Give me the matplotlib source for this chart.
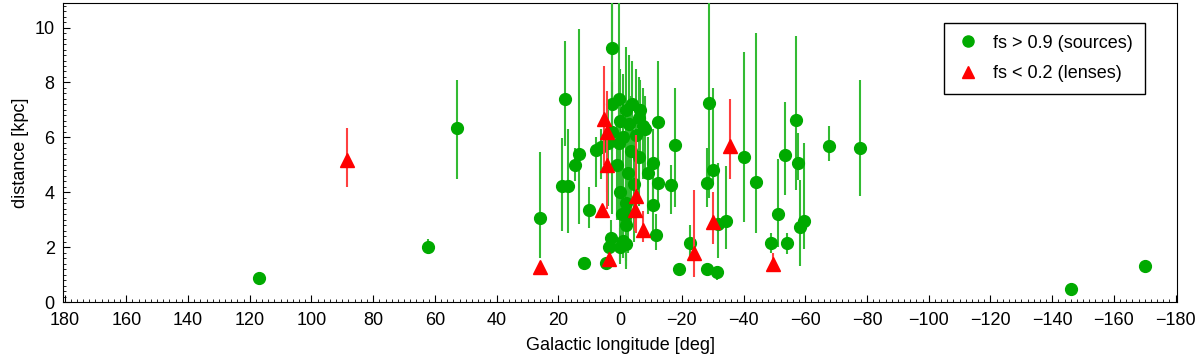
import numpy as np
import matplotlib
matplotlib.use("Agg")
import matplotlib.pyplot as plt
from matplotlib.ticker import MultipleLocator
from matplotlib.lines import Line2D

plt.rcParams['font.family'] = ['Liberation Sans', 'DejaVu Sans']

# sources (fs > 0.9): longitude, distance, lower bound, upper bound
src_lon = [117.1, 62.4, 53.0, 26.1, 18.0, 18.7, 17.0, 14.7, 13.4, 11.8,
           10.2, 7.9, 6.3, 4.7, 3.1, 3.7, 2.6, 0.0, -1.1, -1.8,
           2.5, 0.5, -2.0, -4.0, -6.0, -3.0, 0.0, 2.5, -1.0, -5.0,
           -7.5, -6.6, 0.5, -3.5, -6.0, 1.0, -2.5, -4.5, 0.0, -2.0,
           -0.5, -1.8, -10.5, -8.9, -12.4, -12.4, -10.5, -11.5, -17.7, -16.4,
           -19.0, -22.8, -28.7, -30.0, -28.0, -28.0, -31.5, -31.6, -34.2, -40.3,
           -43.9, -49.0, -51.0, -54.0, -53.3, -56.9, -57.5, -58.2, -59.5, -67.6,
           -77.6, -146.0, -170.0, -1.8, -8.0, 4.0]
src_d = [0.86, 1.99, 6.33, 3.08, 7.4, 4.22, 4.22, 5.0, 5.38, 1.44,
         3.34, 5.53, 5.64, 1.42, 2.35, 1.99, 9.25, 2.0, 2.24, 3.2,
         7.2, 7.4, 7.0, 7.2, 6.7, 6.5, 6.6, 6.2, 6.0, 6.1,
         6.4, 7.0, 5.8, 5.5, 5.3, 5.0, 4.7, 4.3, 4.0, 3.6,
         3.2, 2.8, 5.06, 4.7, 6.56, 4.32, 3.52, 2.46, 5.74, 4.25,
         1.22, 2.14, 7.24, 4.8, 4.32, 1.22, 1.08, 2.86, 2.97, 5.28,
         4.37, 2.14, 3.2, 2.14, 5.34, 6.62, 5.06, 2.73, 2.94, 5.68,
         5.6, 0.46, 1.3, 2.1, 6.3, 5.8]
src_lo = [0.78, 1.75, 4.5, 1.6, 5.7, 2.6, 2.5, 4.4, 2.86, 1.35,
          2.7, 4.2, 4.5, 1.2, 1.8, 1.5, 5.5, 1.4, 1.6, 2.0,
          5.0, 4.5, 4.0, 5.5, 4.5, 3.5, 4.0, 3.2, 2.5, 3.0,
          4.5, 5.5, 3.0, 2.8, 3.5, 3.0, 1.8, 2.2, 1.5, 1.5,
          1.8, 1.3, 3.5, 3.2, 4.0, 3.4, 2.5, 1.9, 3.45, 3.2,
          1.1, 1.5, 3.8, 4.3, 3.45, 1.1, 0.8, 1.62, 1.95, 2.9,
          2.5, 1.8, 2.0, 1.75, 3.9, 4.07, 4.43, 1.33, 1.95, 5.15,
          3.85, 0.4, 1.22, 1.2, 4.5, 3.5]
src_hi = [0.95, 2.3, 8.1, 5.45, 9.5, 5.97, 6.3, 5.6, 9.95, 1.55,
          4.2, 6.0, 6.3, 1.6, 3.0, 2.5, 11.5, 2.7, 3.5, 4.5,
          11.5, 11.5, 9.3, 8.8, 8.2, 9.0, 8.5, 8.0, 8.3, 8.5,
          7.8, 8.1, 7.6, 7.5, 7.0, 6.5, 6.8, 6.2, 6.0, 5.5,
          4.8, 4.2, 6.3, 6.0, 8.8, 5.3, 4.7, 3.2, 7.8, 5.0,
          1.35, 2.8, 11.5, 7.8, 5.63, 1.4, 1.3, 5.05, 4.95, 9.1,
          9.8, 2.5, 5.2, 2.5, 7.3, 9.7, 6.15, 4.43, 5.8, 6.4,
          8.1, 0.52, 1.38, 3.0, 7.5, 7.0]

# lenses (fs < 0.2)
len_lon = [88.6, 25.8, 6.0, 5.3, 4.1, 4.4, 3.7, -5.3, -4.7, -7.3,
           -23.8, -30.2, -35.5, -49.4]
len_d = [5.16, 1.27, 3.37, 6.68, 6.2, 4.98, 1.58, 3.85, 3.37, 2.64,
         1.8, 2.9, 5.7, 1.4]
len_lo = [4.2, 1.15, 3.2, 5.0, 4.0, 3.4, 1.4, 2.5, 2.6, 2.2,
          0.9, 2.1, 4.5, 1.2]
len_hi = [6.35, 1.4, 3.55, 8.6, 7.7, 6.2, 1.75, 6.1, 4.0, 3.3,
          4.07, 4.0, 7.4, 1.8]

legend_labels = ['fs > 0.9 (sources)', 'fs < 0.2 (lenses)']
x_ticks = list(range(180, -181, -20))
GREEN, GREEN_E = '#00aa00', '#33bb33'
RED, RED_E = '#ff0000', '#ff4040'

fig = plt.figure(figsize=(12, 3.6), dpi=100)
ax = fig.add_axes([0.0525, 0.161, 0.9285, 0.831])

sd = np.array(src_d)
ax.errorbar(src_lon, sd, yerr=[sd - np.array(src_lo), np.array(src_hi) - sd],
            fmt='o', color=GREEN, ecolor=GREEN_E, elinewidth=1.5,
            markersize=8.5, capsize=0, zorder=3)
ld = np.array(len_d)
ax.errorbar(len_lon, ld, yerr=[ld - np.array(len_lo), np.array(len_hi) - ld],
            fmt='^', color=RED, ecolor=RED_E, elinewidth=1.5,
            markersize=9.5, capsize=0, zorder=4)

ax.set_xlim(180.5, -180.5)
ax.set_ylim(0, 10.9)
ax.set_xticks(x_ticks)
ax.set_xticklabels([('\u2212%d' % -t) if t < 0 else '%d' % t for t in x_ticks])
ax.xaxis.set_minor_locator(MultipleLocator(2))
ax.set_yticks([0, 2, 4, 6, 8, 10])
ax.yaxis.set_minor_locator(MultipleLocator(0.2))
ax.tick_params(which='both', direction='in', top=False, right=False, labelsize=13)
ax.tick_params(axis='x', which='major', length=5, pad=7)
ax.tick_params(axis='y', which='major', length=5, pad=6)
ax.tick_params(which='minor', length=2.5)
ax.set_xlabel('Galactic longitude [deg]', fontsize=13, labelpad=6)
ax.set_ylabel('distance [kpc]', fontsize=13, labelpad=4)

handles = [Line2D([], [], marker='o', color=GREEN, linestyle='', markersize=8),
           Line2D([], [], marker='^', color=RED, linestyle='', markersize=9)]
leg = ax.legend(handles, legend_labels,
                loc='upper right', bbox_to_anchor=(0.971, 0.933), borderaxespad=0,
                fancybox=False, edgecolor='black', framealpha=1, fontsize=13,
                handlelength=1.4, handletextpad=0.7, borderpad=0.65,
                labelspacing=0.75)
leg.get_frame().set_linewidth(1.0)

fig.savefig('out.png', dpi=100)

......

Retype each line of the listing above word for word. Exclude the pictures.

> **Task solution**:
Give me the matplotlib source for this chart.
import numpy as np
import matplotlib
matplotlib.use("Agg")
import matplotlib.pyplot as plt
from matplotlib.ticker import MultipleLocator
from matplotlib.lines import Line2D

plt.rcParams['font.family'] = ['Liberation Sans', 'DejaVu Sans']

# sources (fs > 0.9): longitude, distance, lower bound, upper bound
src_lon = [117.1, 62.4, 53.0, 26.1, 18.0, 18.7, 17.0, 14.7, 13.4, 11.8,
           10.2, 7.9, 6.3, 4.7, 3.1, 3.7, 2.6, 0.0, -1.1, -1.8,
           2.5, 0.5, -2.0, -4.0, -6.0, -3.0, 0.0, 2.5, -1.0, -5.0,
           -7.5, -6.6, 0.5, -3.5, -6.0, 1.0, -2.5, -4.5, 0.0, -2.0,
           -0.5, -1.8, -10.5, -8.9, -12.4, -12.4, -10.5, -11.5, -17.7, -16.4,
           -19.0, -22.8, -28.7, -30.0, -28.0, -28.0, -31.5, -31.6, -34.2, -40.3,
           -43.9, -49.0, -51.0, -54.0, -53.3, -56.9, -57.5, -58.2, -59.5, -67.6,
           -77.6, -146.0, -170.0, -1.8, -8.0, 4.0]
src_d = [0.86, 1.99, 6.33, 3.08, 7.4, 4.22, 4.22, 5.0, 5.38, 1.44,
         3.34, 5.53, 5.64, 1.42, 2.35, 1.99, 9.25, 2.0, 2.24, 3.2,
         7.2, 7.4, 7.0, 7.2, 6.7, 6.5, 6.6, 6.2, 6.0, 6.1,
         6.4, 7.0, 5.8, 5.5, 5.3, 5.0, 4.7, 4.3, 4.0, 3.6,
         3.2, 2.8, 5.06, 4.7, 6.56, 4.32, 3.52, 2.46, 5.74, 4.25,
         1.22, 2.14, 7.24, 4.8, 4.32, 1.22, 1.08, 2.86, 2.97, 5.28,
         4.37, 2.14, 3.2, 2.14, 5.34, 6.62, 5.06, 2.73, 2.94, 5.68,
         5.6, 0.46, 1.3, 2.1, 6.3, 5.8]
src_lo = [0.78, 1.75, 4.5, 1.6, 5.7, 2.6, 2.5, 4.4, 2.86, 1.35,
          2.7, 4.2, 4.5, 1.2, 1.8, 1.5, 5.5, 1.4, 1.6, 2.0,
          5.0, 4.5, 4.0, 5.5, 4.5, 3.5, 4.0, 3.2, 2.5, 3.0,
          4.5, 5.5, 3.0, 2.8, 3.5, 3.0, 1.8, 2.2, 1.5, 1.5,
          1.8, 1.3, 3.5, 3.2, 4.0, 3.4, 2.5, 1.9, 3.45, 3.2,
          1.1, 1.5, 3.8, 4.3, 3.45, 1.1, 0.8, 1.62, 1.95, 2.9,
          2.5, 1.8, 2.0, 1.75, 3.9, 4.07, 4.43, 1.33, 1.95, 5.15,
          3.85, 0.4, 1.22, 1.2, 4.5, 3.5]
src_hi = [0.95, 2.3, 8.1, 5.45, 9.5, 5.97, 6.3, 5.6, 9.95, 1.55,
          4.2, 6.0, 6.3, 1.6, 3.0, 2.5, 11.5, 2.7, 3.5, 4.5,
          11.5, 11.5, 9.3, 8.8, 8.2, 9.0, 8.5, 8.0, 8.3, 8.5,
          7.8, 8.1, 7.6, 7.5, 7.0, 6.5, 6.8, 6.2, 6.0, 5.5,
          4.8, 4.2, 6.3, 6.0, 8.8, 5.3, 4.7, 3.2, 7.8, 5.0,
          1.35, 2.8, 11.5, 7.8, 5.63, 1.4, 1.3, 5.05, 4.95, 9.1,
          9.8, 2.5, 5.2, 2.5, 7.3, 9.7, 6.15, 4.43, 5.8, 6.4,
          8.1, 0.52, 1.38, 3.0, 7.5, 7.0]

# lenses (fs < 0.2)
len_lon = [88.6, 25.8, 6.0, 5.3, 4.1, 4.4, 3.7, -5.3, -4.7, -7.3,
           -23.8, -30.2, -35.5, -49.4]
len_d = [5.16, 1.27, 3.37, 6.68, 6.2, 4.98, 1.58, 3.85, 3.37, 2.64,
         1.8, 2.9, 5.7, 1.4]
len_lo = [4.2, 1.15, 3.2, 5.0, 4.0, 3.4, 1.4, 2.5, 2.6, 2.2,
          0.9, 2.1, 4.5, 1.2]
len_hi = [6.35, 1.4, 3.55, 8.6, 7.7, 6.2, 1.75, 6.1, 4.0, 3.3,
          4.07, 4.0, 7.4, 1.8]

legend_labels = ['fs > 0.9 (sources)', 'fs < 0.2 (lenses)']
x_ticks = list(range(180, -181, -20))
GREEN, GREEN_E = '#00aa00', '#33bb33'
RED, RED_E = '#ff0000', '#ff4040'

fig = plt.figure(figsize=(12, 3.6), dpi=100)
ax = fig.add_axes([0.0525, 0.161, 0.9285, 0.831])

sd = np.array(src_d)
ax.errorbar(src_lon, sd, yerr=[sd - np.array(src_lo), np.array(src_hi) - sd],
            fmt='o', color=GREEN, ecolor=GREEN_E, elinewidth=1.5,
            markersize=8.5, capsize=0, zorder=3)
ld = np.array(len_d)
ax.errorbar(len_lon, ld, yerr=[ld - np.array(len_lo), np.array(len_hi) - ld],
            fmt='^', color=RED, ecolor=RED_E, elinewidth=1.5,
            markersize=9.5, capsize=0, zorder=4)

ax.set_xlim(180.5, -180.5)
ax.set_ylim(0, 10.9)
ax.set_xticks(x_ticks)
ax.set_xticklabels([('\u2212%d' % -t) if t < 0 else '%d' % t for t in x_ticks])
ax.xaxis.set_minor_locator(MultipleLocator(2))
ax.set_yticks([0, 2, 4, 6, 8, 10])
ax.yaxis.set_minor_locator(MultipleLocator(0.2))
ax.tick_params(which='both', direction='in', top=False, right=False, labelsize=13)
ax.tick_params(axis='x', which='major', length=5, pad=7)
ax.tick_params(axis='y', which='major', length=5, pad=6)
ax.tick_params(which='minor', length=2.5)
ax.set_xlabel('Galactic longitude [deg]', fontsize=13, labelpad=6)
ax.set_ylabel('distance [kpc]', fontsize=13, labelpad=4)

handles = [Line2D([], [], marker='o', color=GREEN, linestyle='', markersize=8),
           Line2D([], [], marker='^', color=RED, linestyle='', markersize=9)]
leg = ax.legend(handles, legend_labels,
                loc='upper right', bbox_to_anchor=(0.971, 0.933), borderaxespad=0,
                fancybox=False, edgecolor='black', framealpha=1, fontsize=13,
                handlelength=1.4, handletextpad=0.7, borderpad=0.65,
                labelspacing=0.75)
leg.get_frame().set_linewidth(1.0)

fig.savefig('out.png', dpi=100)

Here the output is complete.